Checking the City of Los Angeles website, there were a number of sites on water conservation tips but not a single one was an architectural solution. Not a single one had anything to do with the buildings catching water. When you think of the gargoyles of Notre Dame you think about what architects have done in other times with water and their buildings. Today, what is being proposed in Los Angeles, from the point of view of architecture, is the idea that we should not be going outside of a geographical region for energy or water. Like in any city, we need to get the energy, the water, and the fresh air for the 16 million people who live in Los Angeles, from the city, not from over the mountains or importing from somewhere else.

Editors Note:
Andy Lipkis, President of TreePeople an environmental organization with a mission to re-forest the city of Los Angeles is now tackling this issue of water reclamation. His solution is a system of cisterns throughout the city with the goal of reducing water imports by 50%. See Resource List.

A BUILDING AS A NATURAL SYSTEM
Today's idea is that a building is actually a natural system. The Natural House details in a wonderful combination of graphics and basic information how ecological systems work. Architecture has basically treated those systems of air, water, and energy materials - going in and going out - as waste. Today's challenge in design, design education and developing curriculums, is to not just offer a course on heating, ventilation, and air conditioning, but how the focus of design can best realize the idea of using what you have which reaches through all cultures.

CULTURAL EXAMPLE IN LOS ANGELES
In South Central Los Angeles there is the gallery and home of John Outerbridge who is Mabel Wilson's uncle from South Carolina from an area in the tidewaters, that has some of the earliest Afro-American architecture and Penn Center, the first black school in the U.S. Outerbridge came to Los Angeles practicing a building tradition of making do with what you have. This was the background of Afro-Americans in the South. He used an existing warehouse, took materials he found on the streets, and made his home. He fashioned his identity in what is called a "home-site" - an example of local populations solving cultural problems with architecture.

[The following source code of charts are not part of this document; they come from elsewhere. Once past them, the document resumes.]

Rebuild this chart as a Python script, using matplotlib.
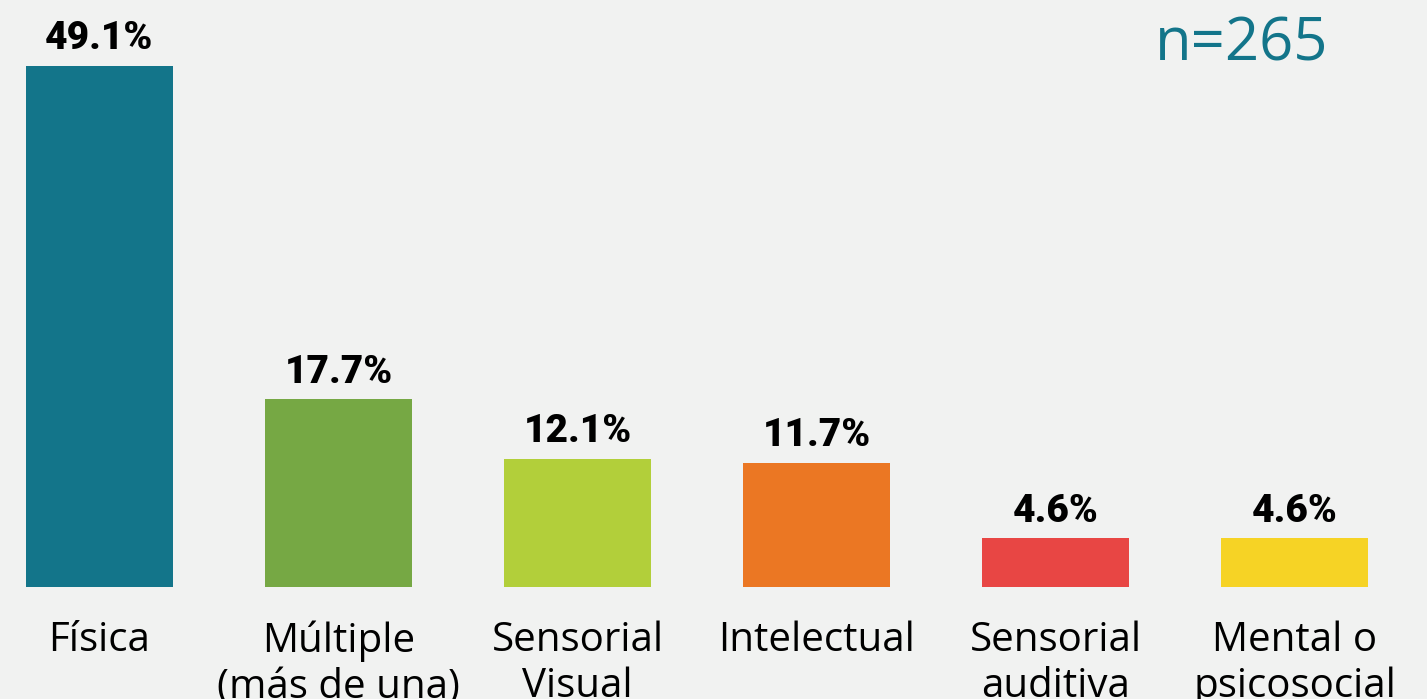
import numpy as np
import matplotlib
matplotlib.use("Agg")
from matplotlib import pyplot as plt

# - - - - - - - DATA - - - - - - -
categories = ["Física", "Múltiple\n(más de una)", "Sensorial\nVisual", "Intelectual",
              "Sensorial\nauditiva", "Mental o\npsicosocial"]
values = [49.1, 17.7, 12.1, 11.7, 4.6, 4.6]
value_labels = ["49.1%", "17.7%", "12.1%", "11.7%", "4.6%", "4.6%"]
sample_label = "n=265"

colors = ["#13758A", "#76A844", "#B2CF3A", "#EB7723", "#E84644", "#F6D325"]
bg = "#F1F2F1"

# - - - - - - - PLOT - - - - - - -
fig = plt.figure(figsize=(14.27, 6.99), dpi=100, facecolor=bg)
ax = fig.add_axes([0, 112 / 699, 1, 587 / 699])
ax.set_facecolor(bg)

x = np.arange(len(categories))
ax.bar(x, values, width=0.615, color=colors)

for xi, v, lab in zip(x, values, value_labels):
    ax.text(xi, v + 0.8, lab, ha="center", va="bottom", fontsize=28,
            fontweight="black", family=["Roboto", "DejaVu Sans"], color="black")

ax.text(0.870, 0.975, sample_label, transform=ax.transAxes, ha="center", va="top",
        fontsize=43, color="#13758A", family=["Open Sans", "DejaVu Sans"])

ax.set_xlim(-0.416, 5.554)
ax.set_ylim(0, 55.3)
ax.set_xticks(x)
ax.set_xticklabels(categories, fontsize=29, family=["Open Sans", "DejaVu Sans"],
                   linespacing=1.2)
ax.tick_params(axis="x", length=0, pad=24)
ax.set_yticks([])
for s in ax.spines.values():
    s.set_visible(False)

fig.savefig("out.png", dpi=100, facecolor=bg)
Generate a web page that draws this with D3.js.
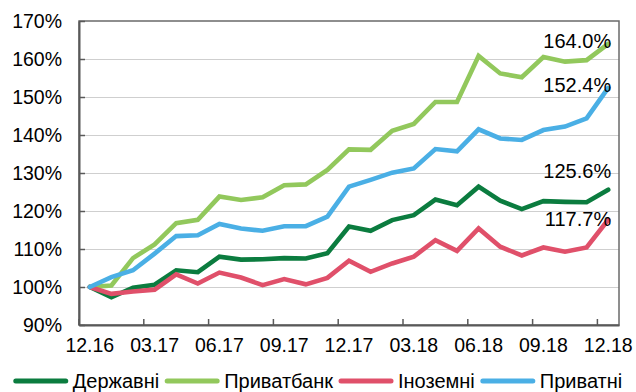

REGENERATING DESIGN SYSTEMS
The Center for Regenerative Studies at University of California at Pomona is a good example of a school whose architecture regards the climate as well as the regenerative natural systems. So, yes, we can mitigate against climate change; we can perhaps impede it, but what about regenerating? Probably one of the few educational programs and it Is very regional. So it is not just the buildings, it is working in relationship to the ecological systems around it.

EXHIBITION BUILDINGS
An exhibition building that is an icon of Modernism is made out of the most elegant materials, traditional and nontraditional, steel as well as marble, water as well as glass, and it is completely as all of Mies van der Rohe buildings, totally designed irrelevant to climate. It had a one-time function that was created for the Japanese Emperor being greeted by the King of Spain.

In comparison, the Kiss and Cathcart exhibition building of comparable purpose only made for a one-time function like Mies' building is a glass building totally generating its own energy. In other words, what looks like glass walls are actually photovoltaics.